Wrong. Big Time.  In fact, plastic, glass and metal containers represent just over 20% of what Ontario’s Blue Box System recovers.  The rest (almost 80%) is paper of one kind or another, mainly old newspapers (ONP) and old corrugated (OCC).

The Real Blue Box

The real Blue Box

And what’s the most valuable material in Ontario’s Blue Box System?

While used aluminum cans are valuable in the sense that their worth in the marketplace is more than their cost to recover, the largest dollar contribution to Blue Box revenues is paper (specifically ONP and OCC). Indeed, if you put all paper together, sales of used paper fibre represented an impressive 60% of the total value of all Blue Box materials in 2010, the latest year for which data exists.

Blue Box Chart

Material Revenues Ontario Blue Box

Of course, in provinces with beverage deposit programs, the dollar contribution to a Blue Box system from aluminum, steel, glass and plastic containers is greatly diminished, making the maximising of paper revenues even more important.

British Columbia has golden opportunity to get it right.

British Columbia is the latest province in Canada to regulate extended producer responsibility (or EPR) for printed paper and packaging. Publishers, packaging brandowners and first importers (collectively known as stewards) have until November 19 to deliver a plan on how to do it.
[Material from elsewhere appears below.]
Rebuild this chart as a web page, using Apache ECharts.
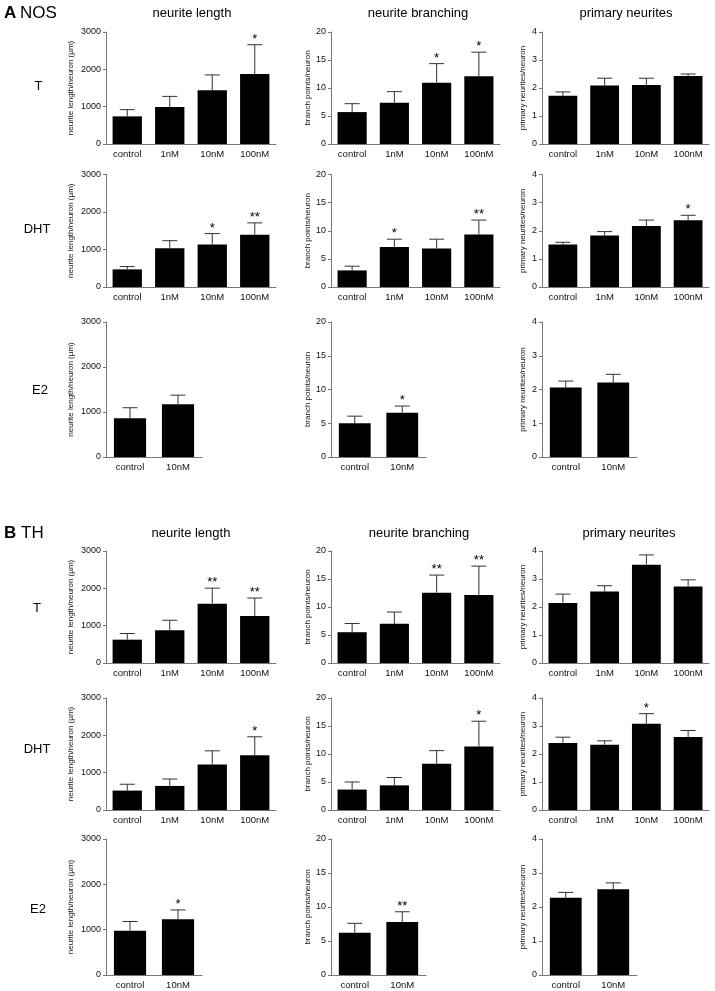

The big difference with BC is that industry will not only be paying the full cost, it will also be having a large say in program design and execution (a first for North America).

So the BC stewards have a golden opportunity to design a program that works for them and that is not encumbered or restricted by elements of the current system (for example, municipal control of contracts and program design). The stewards need to assert control from the start by clearly defining the program scope. What exactly does it cover? This is not the time to produce a “patch-up” job that sits somewhere between steward and municipal interests. This is the time to design something that works for the stewards while meeting all regulatory obligations. What happens in BC has implications for stewards far beyond that province and is a great opportunity to create a new EPR model.